Nunca fui à África, mas andei por todas essas ruas tão minhas conhecidas como se estivesse em Dakar ou em Timbuktu. Além de minar a resistência, o calor alterava a realidade e, num certo sentido, o próprio comportamento dos transeuntes.

A maioria das pessoas por quem passei trocou olhares aparvalhados comigo, reflexo da cumplicidade entre vítimas do mesmo estupor incompreensível. Descrevi a experiência no blog, e o leitor Gledson Machado prontamente tuitou:

-- Olha, a @cronai escreveu um texto sobre o que passou no calor... Se ela andasse por Nova Iguaçu escreveria um livro!

* * *

O telefone tocou.

-- Cara, vou te contar, que droga que é fazer 60 anos, viu? – explodiu a minha amiga. – Sempre me disseram que a gente envelhece aos poucos, mas não é verdade, é de uma hora para outra, da noite para o dia. Que inferno!

-- O que aconteceu?!

-- Não aconteceu nada, mas eu não consigo mais andar nem duas quadras! Saí de casa para ir ao banco, e quando cheguei estava tonta, com falta de ar, a cabeça explodindo. Duas quadras! Que droga que é ficar velha!

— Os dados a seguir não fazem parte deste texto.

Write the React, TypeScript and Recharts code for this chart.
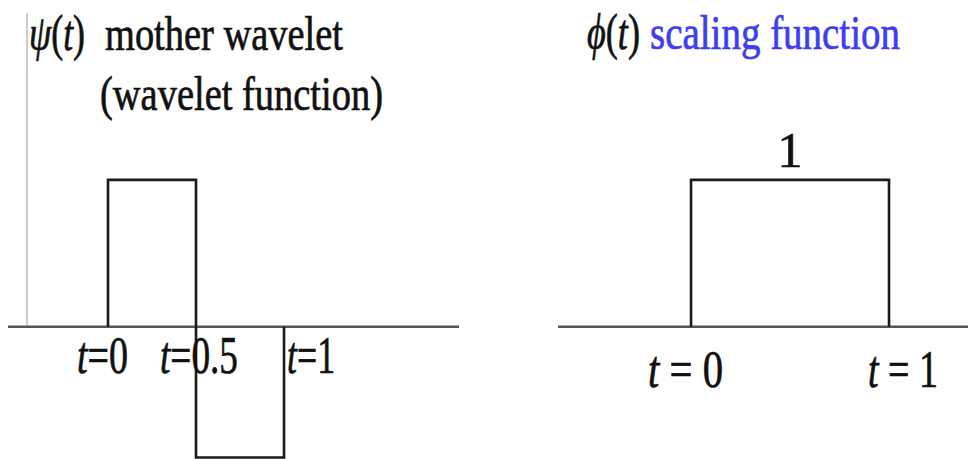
import React from "react";
import { LineChart, Line, XAxis, YAxis, ReferenceLine, ReferenceDot } from "recharts";

// Haar wavelet psi(t), step points
const waveletT = [0, 0, 0.5, 1];
const waveletV = [0, 1, -0.89, 0];
const waveletTicks = [0, 0.5, 1];
const waveletTickLabels = ["0", "0.5", "1"];

// scaling function phi(t), step points
const scalingT = [0, 0, 1];
const scalingV = [0, 1, 0];
const scalingTicks = [0, 1];
const scalingTickLabels = ["0", "1"];

const waveletData = waveletT.map((t, i) => ({ t, v: waveletV[i] }));
const scalingData = scalingT.map((t, i) => ({ t, v: scalingV[i] }));

const FONT = "'Liberation Serif', 'Times New Roman', serif";
const INK = "#111";

function TickText(props: any) {
  const { viewBox, label, dx, dy, width, tight } = props;
  const x = viewBox.x + (viewBox.width || 0) / 2 + dx;
  const y = viewBox.y + dy;
  return (
    <text
      x={x}
      y={y}
      fontFamily={FONT}
      fontSize={52}
      fill={INK}
      stroke={INK}
      strokeWidth={0.7}
      textLength={width}
      lengthAdjust="spacingAndGlyphs"
    >
      <tspan fontStyle="italic">t</tspan>
      <tspan>{tight ? "=" : " = "}</tspan>
      <tspan>{label}</tspan>
    </text>
  );
}

function ValueText(props: any) {
  const { viewBox, value } = props;
  const x = viewBox.x + (viewBox.width || 0) / 2;
  return (
    <text
      x={x}
      y={viewBox.y - 13}
      textAnchor="middle"
      fontFamily={FONT}
      fontSize={50}
      fill={INK}
      stroke={INK}
      strokeWidth={0.7}
    >
      {value}
    </text>
  );
}

const leftOffsets = [
  { dx: -31, w: 51 },
  { dx: -36, w: 78 },
  { dx: 3, w: 48 },
];
const rightOffsets = [
  { dx: -43, w: 75 },
  { dx: -21, w: 70 },
];

export default function App() {
  return (
    <div style={{ position: "absolute", left: 0, top: 0, width: 968, height: 459, overflow: "hidden", background: "#fff" }}>
      {/* left: mother wavelet */}
      <div style={{ position: "absolute", left: 0, top: 0 }}>
        <LineChart width={480} height={459} data={waveletData} margin={{ top: 13, right: 21, bottom: 0, left: 8 }}>
          <XAxis dataKey="t" type="number" domain={[-0.568, 1.994]} allowDataOverflow hide />
          <YAxis type="number" domain={[-0.9, 2.136]} allowDataOverflow hide />
          <ReferenceLine
            segment={[{ x: -0.46, y: 0 }, { x: -0.46, y: 2.136 }]}
            stroke="#aaa"
            strokeWidth={1.2}
          />
          <ReferenceLine y={0} stroke="#555" strokeWidth={2.6} />
          <Line
            type="stepAfter"
            dataKey="v"
            stroke="#1a1a1a"
            strokeWidth={2.6}
            dot={false}
            isAnimationActive={false}
          />
          {waveletTicks.map((t, i) => (
            <ReferenceDot
              key={t}
              x={t}
              y={0}
              r={0}
              stroke="none"
              fill="none"
              label={
                <TickText label={waveletTickLabels[i]} dx={leftOffsets[i].dx} dy={46} width={leftOffsets[i].w} tight />
              }
            />
          ))}
        </LineChart>
      </div>

      {/* right: scaling function */}
      <div style={{ position: "absolute", left: 480, top: 0 }}>
        <LineChart width={488} height={459} data={scalingData} margin={{ top: 13, right: 0, bottom: 0, left: 78 }}>
          <XAxis dataKey="t" type="number" domain={[-0.672, 1.399]} allowDataOverflow hide />
          <YAxis type="number" domain={[-0.9, 2.136]} allowDataOverflow hide />
          <ReferenceLine y={0} stroke="#555" strokeWidth={2.6} />
          <Line
            type="stepAfter"
            dataKey="v"
            stroke="#1a1a1a"
            strokeWidth={2.6}
            dot={false}
            isAnimationActive={false}
          />
          <ReferenceDot x={0.5} y={1} r={0} stroke="none" fill="none" label={<ValueText value="1" />} />
          {scalingTicks.map((t, i) => (
            <ReferenceDot
              key={t}
              x={t}
              y={0}
              r={0}
              stroke="none"
              fill="none"
              label={
                <TickText label={scalingTickLabels[i]} dx={rightOffsets[i].dx} dy={60} width={rightOffsets[i].w} />
              }
            />
          ))}
        </LineChart>
      </div>

      {/* titles */}
      <svg width={968} height={459} style={{ position: "absolute", left: 0, top: 0, pointerEvents: "none" }}>
        <g fontFamily={FONT} fill={INK} stroke={INK} strokeWidth={0.7}>
          <text x={29} y={50} fontSize={50} textLength={56} lengthAdjust="spacingAndGlyphs">
            <tspan fontStyle="italic">ψ</tspan>
            <tspan>(</tspan>
            <tspan fontStyle="italic">t</tspan>
            <tspan>)</tspan>
          </text>
          <text x={105} y={50} fontSize={49} textLength={238} lengthAdjust="spacingAndGlyphs">
            mother wavelet
          </text>
          <text x={100} y={110} fontSize={49} textLength={283} lengthAdjust="spacingAndGlyphs">
            (wavelet function)
          </text>
          <text x={587} y={49} fontSize={50} textLength={53} lengthAdjust="spacingAndGlyphs">
            <tspan fontStyle="italic">ϕ</tspan>
            <tspan>(</tspan>
            <tspan fontStyle="italic">t</tspan>
            <tspan>)</tspan>
          </text>
          <text
            x={650}
            y={49}
            fontSize={49}
            fill="#3d3df2"
            stroke="#3d3df2"
            textLength={250}
            lengthAdjust="spacingAndGlyphs"
          >
            scaling function
          </text>
        </g>
      </svg>
    </div>
  );
}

Minha amiga usava termos mais eloqüentes do que esses. Estava genuinamente contrariada, com a auto-estima tão abalada pela insolação que nem se dera ao trabalho de analisar os vários ângulos da questão.

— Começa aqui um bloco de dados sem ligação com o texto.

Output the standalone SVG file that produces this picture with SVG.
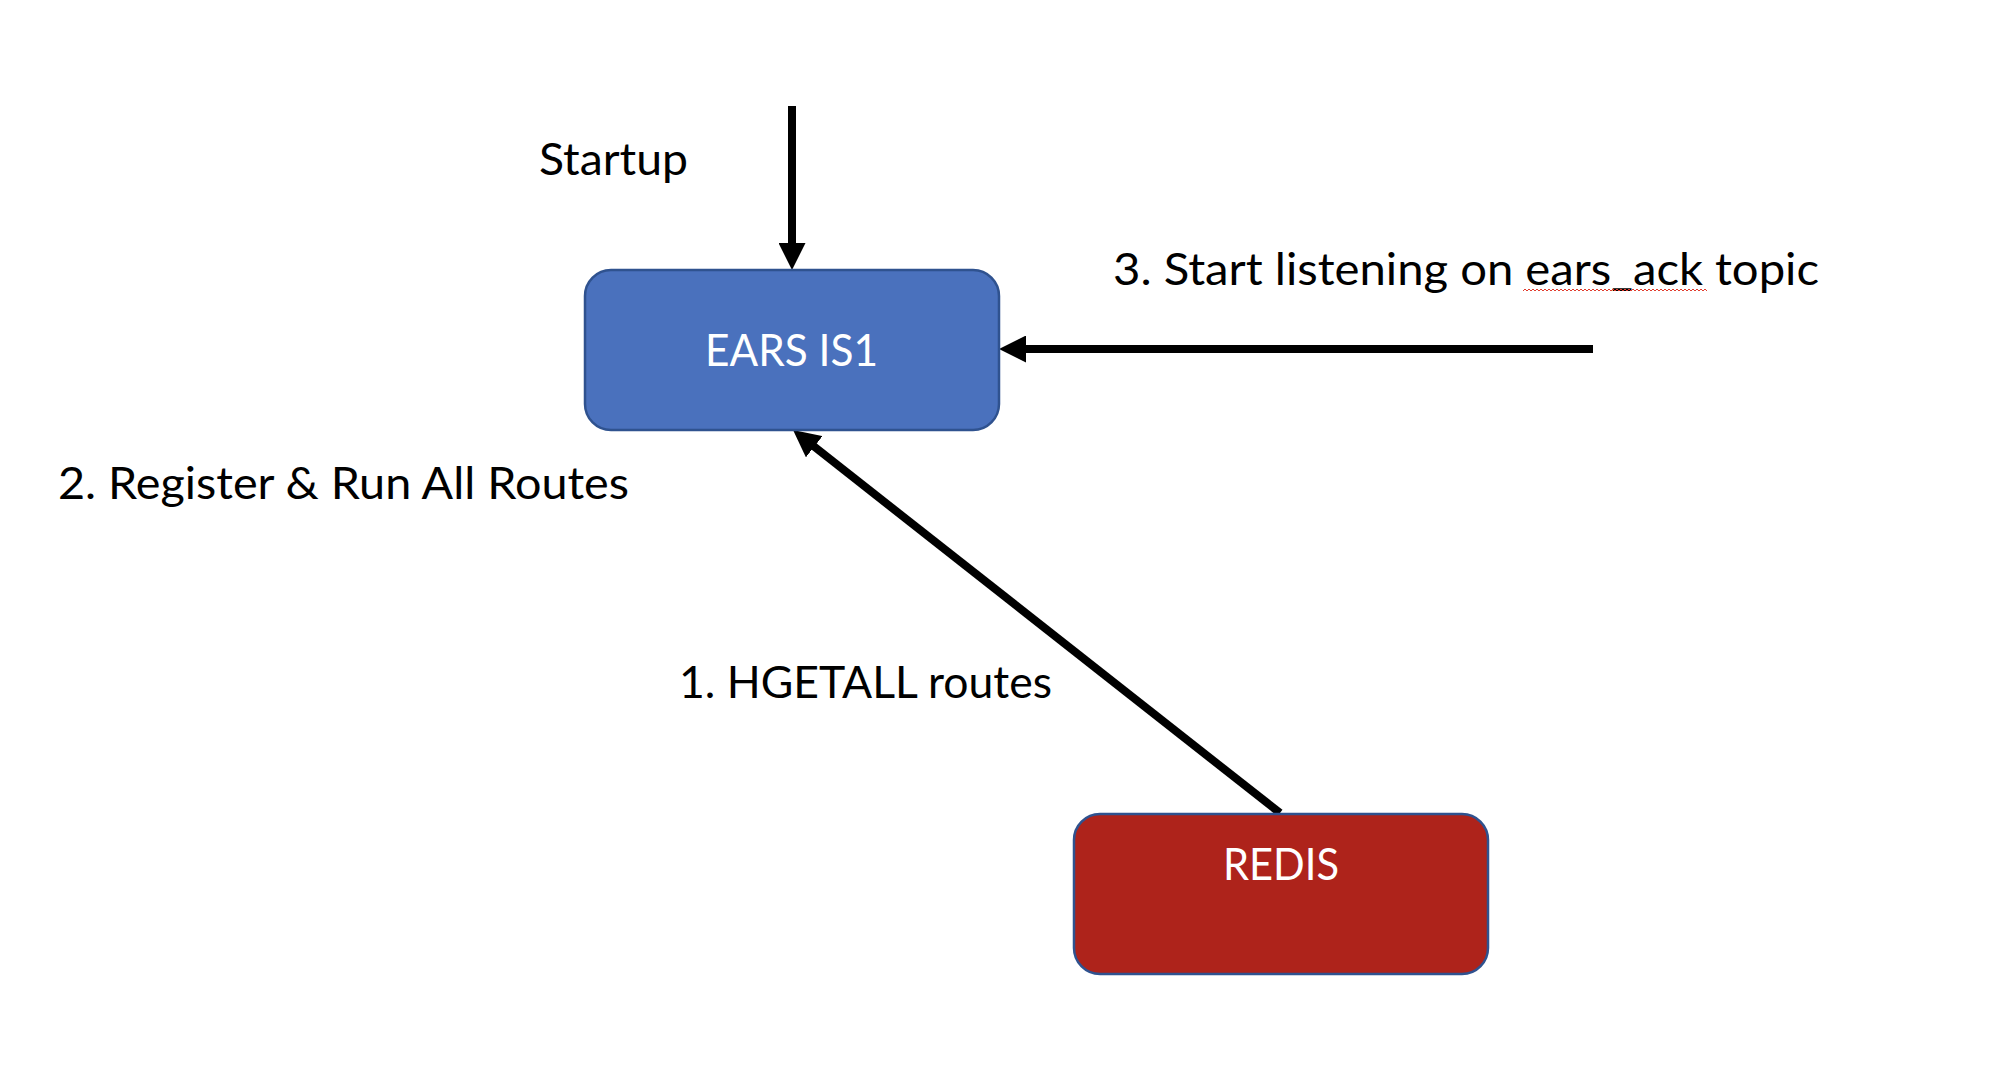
<svg xmlns="http://www.w3.org/2000/svg" width="1990" height="1084" viewBox="0 0 1990 1084">
<style>
.lbl{font-family:Lato,"Open Sans","Liberation Sans",sans-serif;font-size:45px;fill:#000}
.nlbl{font-family:Lato,"Open Sans","Liberation Sans",sans-serif;font-size:45px;fill:#fff}
.conn{stroke:#000;stroke-width:8;fill:none;marker-end:url(#ah)}
.box{stroke:#2F528F;stroke-width:2.5}
</style>
<defs>
<marker id="ah" markerUnits="userSpaceOnUse" viewBox="0 0 27 27" markerWidth="27" markerHeight="27" refX="17" refY="13.5" orient="auto">
<path d="M0,0 L27,13.5 L0,27 z" fill="#000"/>
</marker>
<pattern id="squig" patternUnits="userSpaceOnUse" x="1523" y="288" width="4" height="4">
<polyline points="0,3 2,1 4,3" fill="none" stroke="#E03C2E" stroke-width="1"/>
</pattern>
</defs>
<rect width="1990" height="1084" fill="#fff"/>
<g id="connectors">
<line class="conn" x1="792" y1="106" x2="792" y2="260"/>
<line class="conn" x1="1593" y1="349" x2="1009" y2="349"/>
<line class="conn" x1="1280" y1="813" x2="800.9" y2="436.2"/>
</g>
<g id="ears">
<rect class="box" x="585" y="270" width="414" height="160" rx="26" ry="26" fill="#4A71BD"/>
<text class="nlbl" x="705" y="366" textLength="173" lengthAdjust="spacingAndGlyphs">EARS IS1</text>
</g>
<g id="redis">
<rect class="box" x="1074" y="814" width="414" height="160" rx="26" ry="26" fill="#AE231B"/>
<text class="nlbl" x="1223" y="880" textLength="116" lengthAdjust="spacingAndGlyphs">REDIS</text>
</g>
<g id="labels">
<text class="lbl" x="539" y="175" textLength="149" lengthAdjust="spacingAndGlyphs">Startup</text>
<text class="lbl" x="1113" y="285" textLength="706" lengthAdjust="spacingAndGlyphs">3. Start listening on ears_ack topic</text>
<rect x="1523" y="288" width="184" height="4" fill="url(#squig)"/>
<text class="lbl" x="58" y="499" textLength="571" lengthAdjust="spacingAndGlyphs">2. Register &amp; Run All Routes</text>
<text class="lbl" x="679" y="698" textLength="373" lengthAdjust="spacingAndGlyphs">1. HGETALL routes</text>
</g>
</svg>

-- Você não está velha, criatura. Você está é desidratada: é diferente. Toma uma água de coco que passa.

* * *

A quinta-feira amanheceu pior do que a quarta, que amanheceu melhor do que a sexta e o sábado. No domingo, os termômetros registraram a temperatura mais alta do século, quiçá do milênio. A minha moral cai na mesma proporção em que a conta de luz sobe.

Levantar da cama e sair do quarto geladinho é uma dificuldade, trabalhar e resolver as mínimas coisas um esforço descomunal. Há dias me prometo fotografar amanhã, sem falta, a árvore da esquina da Maria Quitéria, que está toda florida. Entre a promessa e as flores, porém, há um muro de letargia que não consigo transpor. Telefono:

-- Bia, estou com uma depressão séria. Não estou com vontade de fazer nada, a não ser ficar no ar refrigerado.

-- Relaxa, mãe! Você não está com depressão. Você está com calor. Toma uma água de coco que passa.